Hybridization and Modern Developments (2010s–present)

In the 2010s, livetronica intersected with bass music, future‑funk, and indie dance. Projects like Big Gigantic and Papadosio emphasized melodic hooks, horn/synth leads, and polished live production, while others maintained a more exploratory, improvisational approach. As live electronic rigs became more stable and syncable, the genre continued to blur the line between a DJ set and a band performance, influencing wider indie electronic and live‑EDM practices.

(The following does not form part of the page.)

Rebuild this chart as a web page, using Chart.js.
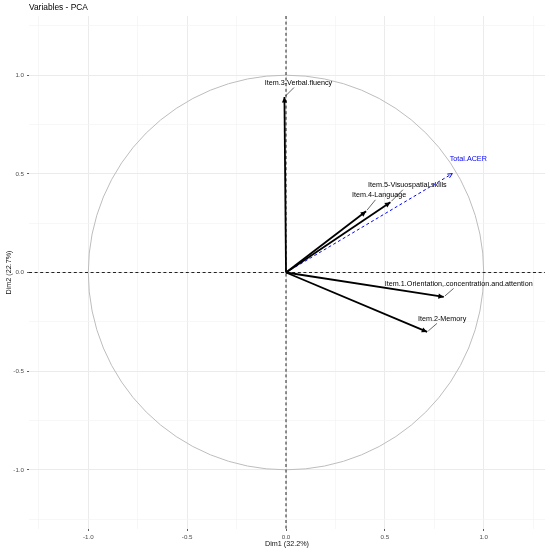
<!DOCTYPE html>
<html>
<head>
<meta charset="utf-8">
<script src="https://cdn.jsdelivr.net/npm/chart.js@4.4.1/dist/chart.umd.min.js"></script>
<style>
  html, body { margin: 0; padding: 0; background: #fff; }
  #wrap { width: 550px; height: 552px; }
</style>
</head>
<body>
<div id="wrap"><canvas id="pca" width="550" height="552"></canvas></div>
<script>
// active variables, coordinates on the first two dimensions
var variables = [
    'Item.1.Orientation,.concentration.and.attention',
    'Item.2-Memory',
    'Item.3-Verbal.fluency',
    'Item.4-Language',
    'Item.5-Visuospatial.skills'
];
var dim1 = [0.798, 0.714, -0.008, 0.405, 0.528];
var dim2 = [-0.124, -0.301, 0.889, 0.310, 0.356];

// supplementary variable (blue, dashed)
var supVariables = ['Total.ACER'];
var supDim1 = [0.841];
var supDim2 = [0.501];

var majorTicks = [-1, -0.5, 0, 0.5, 1];
var gridTicks = [-1.25, -1, -0.75, -0.5, -0.25, 0, 0.25, 0.5, 0.75, 1, 1.25];

var FONT = "'Liberation Sans', Arial, sans-serif";

// where the repelled labels ended up, px from the arrow tip
var labelShift = [[15, -13], [15, -13], [14, -14], [13, -16], [17, -17]];
var supLabelShift = [[16, -15]];

function isMajor(v) {
    return majorTicks.indexOf(v) >= 0;
}

var datasets = [];
variables.forEach(function (name, i) {
    datasets.push({
        label: name,
        data: [{x: 0, y: 0}, {x: dim1[i], y: dim2[i]}],
        showLine: true,
        borderColor: '#000',
        borderWidth: 1.8,
        pointRadius: 0,
        sup: false,
        shift: labelShift[i]
    });
});
supVariables.forEach(function (name, i) {
    datasets.push({
        label: name,
        data: [{x: 0, y: 0}, {x: supDim1[i], y: supDim2[i]}],
        showLine: true,
        borderColor: '#0000ff',
        borderWidth: 1,
        borderDash: [3, 2.5],
        pointRadius: 0,
        sup: true,
        shift: supLabelShift[i]
    });
});

var pcaDecor = {
    id: 'pcaDecor',
    beforeDatasetsDraw(chart) {
        let ctx = chart.ctx, a = chart.chartArea;
        let xs = chart.scales.x, ys = chart.scales.y;
        let cx = xs.getPixelForValue(0), cy = ys.getPixelForValue(0);
        ctx.save();
        ctx.beginPath();
        ctx.rect(a.left, a.top, a.right - a.left, a.bottom - a.top);
        ctx.clip();
        // correlation circle
        ctx.beginPath();
        ctx.ellipse(cx, cy, xs.getPixelForValue(1) - cx, cy - ys.getPixelForValue(1), 0, 0, Math.PI * 2);
        ctx.strokeStyle = '#bdbdbd';
        ctx.lineWidth = 1;
        ctx.stroke();
        // dashed axes through the origin
        ctx.setLineDash([3, 2.6]);
        ctx.strokeStyle = '#222';
        ctx.lineWidth = 1;
        ctx.beginPath();
        ctx.moveTo(a.left, cy);
        ctx.lineTo(a.right, cy);
        ctx.moveTo(cx, a.top);
        ctx.lineTo(cx, a.bottom);
        ctx.stroke();
        ctx.restore();
    },
    afterDatasetsDraw(chart) {
        let ctx = chart.ctx;
        ctx.save();
        chart.data.datasets.forEach(function (ds, i) {
            let pts = chart.getDatasetMeta(i).data;
            let p0 = pts[0], p1 = pts[1];
            let ang = Math.atan2(p1.y - p0.y, p1.x - p0.x);
            let len = ds.sup ? 5 : 6, spread = Math.PI / 7;
            ctx.setLineDash([]);
            ctx.strokeStyle = ds.borderColor;
            ctx.fillStyle = ds.borderColor;
            if (ds.sup) {
                ctx.lineWidth = 1;
                ctx.beginPath();
                ctx.moveTo(p1.x - len * Math.cos(ang - spread), p1.y - len * Math.sin(ang - spread));
                ctx.lineTo(p1.x, p1.y);
                ctx.lineTo(p1.x - len * Math.cos(ang + spread), p1.y - len * Math.sin(ang + spread));
                ctx.stroke();
            } else {
                ctx.beginPath();
                ctx.moveTo(p1.x, p1.y);
                ctx.lineTo(p1.x - len * Math.cos(ang - spread), p1.y - len * Math.sin(ang - spread));
                ctx.lineTo(p1.x - len * Math.cos(ang + spread), p1.y - len * Math.sin(ang + spread));
                ctx.closePath();
                ctx.fill();
            }
            // label + leader segment
            let lx = p1.x + ds.shift[0], ly = p1.y + ds.shift[1];
            if (!ds.sup) {
                let t = (Math.abs(ds.shift[1]) - 4.5) / Math.abs(ds.shift[1]);
                let s = 1.5 / Math.hypot(ds.shift[0], ds.shift[1]);
                ctx.lineWidth = 0.6;
                ctx.strokeStyle = '#000';
                ctx.beginPath();
                ctx.moveTo(p1.x + ds.shift[0] * s, p1.y + ds.shift[1] * s);
                ctx.lineTo(p1.x + ds.shift[0] * t, p1.y + ds.shift[1] * t);
                ctx.stroke();
            }
            ctx.font = '7.2px ' + FONT;
            ctx.textAlign = 'center';
            ctx.textBaseline = 'middle';
            ctx.fillStyle = ds.sup ? '#0000ff' : '#000';
            ctx.fillText(ds.label, lx, ly);
        });
        ctx.restore();
    },
    afterDraw(chart) {
        let ctx = chart.ctx;
        ctx.save();
        ctx.font = '8.4px ' + FONT;
        ctx.fillStyle = '#000';
        ctx.textAlign = 'left';
        ctx.textBaseline = 'middle';
        ctx.fillText('Variables - PCA', chart.chartArea.left, 7.5);
        ctx.restore();
    }
};

function axis(min, max, titleText, horizontal) {
    return {
        type: 'linear',
        min: min,
        max: max,
        afterBuildTicks: function (scale) {
            scale.ticks = gridTicks.map(function (v) { return {value: v}; });
        },
        afterFit: function (scale) {
            if (horizontal) scale.height = 23; else scale.width = 29;
        },
        ticks: {
            autoSkip: false,
            maxRotation: 0,
            padding: 3,
            color: '#4d4d4d',
            font: {family: FONT, size: 6.2},
            callback: function (v) { return isMajor(v) ? v.toFixed(1) : ''; }
        },
        grid: {
            color: function (c) { return isMajor(c.tick.value) ? '#ebebeb' : '#f3f3f3'; },
            lineWidth: function (c) { return isMajor(c.tick.value) ? 1 : 0.7; },
            tickLength: 2,
            tickWidth: 0.8,
            tickColor: function (c) { return isMajor(c.tick.value) ? '#333' : 'rgba(0,0,0,0)'; }
        },
        border: {display: false},
        title: {
            display: true,
            text: titleText,
            color: '#111',
            font: {family: FONT, size: 7.2},
            padding: horizontal ? {top: 0, bottom: 4} : {top: 5, bottom: 0}
        }
    };
}

new Chart(document.getElementById('pca'), {
    type: 'scatter',
    data: {datasets: datasets},
    options: {
        responsive: false,
        animation: false,
        layout: {padding: {top: 16, right: 5, left: 0, bottom: 0}},
        plugins: {
            legend: {display: false},
            tooltip: {enabled: false}
        },
        scales: {
            x: axis(-1.3, 1.31, 'Dim1 (32.2%)', true),
            y: axis(-1.3, 1.3, 'Dim2 (22.7%)', false)
        }
    },
    plugins: [pcaDecor]
});
</script>
</body>
</html>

How to make a track in this genre
Core Aesthetic

Aim for dance‑floor continuity with live improvisation. Think like a DJ (groove, tension/release, transitions) while playing like a band (interaction, dynamics, solos).

Instrumentation and Setup
•   Drums: Hybrid kits (acoustic shells + triggers/pads) or full electronic kits; keep tight with a click. •   Bass: Electric bass through compressors/filters, or a bass synth for sub‑weight and sidechain movement. •   Keys/Synths: Workhorse VA/poly synth for pads and leads, mono synth for bass/acid lines, sampler for stabs and textures. •   Guitar: Use delays, filters, phaser/flanger, and loopers for rhythmic and textural roles. •   Computers/Controllers: Ableton Live (or similar) for clips, scenes, tempo sync, and effect automation; MIDI controllers/pad samplers for real‑time triggering.
Rhythm and Tempo
•   House/trance feels at 120–132 BPM are common; breakbeat and drum and bass sections can jump to 135–175 BPM. •   Lock the drummer and any arpeggiators/loops to a master clock. Use sidechain or ducking to make kicks breathe.
Harmony and Melody
•   Favor modal vamps (Dorian, Mixolydian, Aeolian) and short, loopable progressions that support long grooves. •   Craft memorable lead motifs for synth, sax, or guitar; develop them through filtering, octave shifts, and call‑and‑response.
Structure and Improvisation
•   Design sets as continuous journeys: intro → groove → breakdown → build → drop → segue. •   Use cueing systems (visual/midi) to signal section changes, key shifts, and drops. •   Keep stems/clips minimal and flexible; leave space for spontaneous solos and rhythmic interplay.
Sound Design and Mixing
•   Employ filter sweeps, resonant builds, white‑noise risers, and delay throws for transitions. •   Layer live percussion with programmed hats/shakers for texture; keep the low end clean (single sub source at a time).
Performance Tips
•   Soundcheck the clocking: drummer’s click, MIDI sync, and in‑ear mixes are crucial. •   Rehearse transitions and handoffs between instruments and clips to avoid dead air while preserving spontaneity.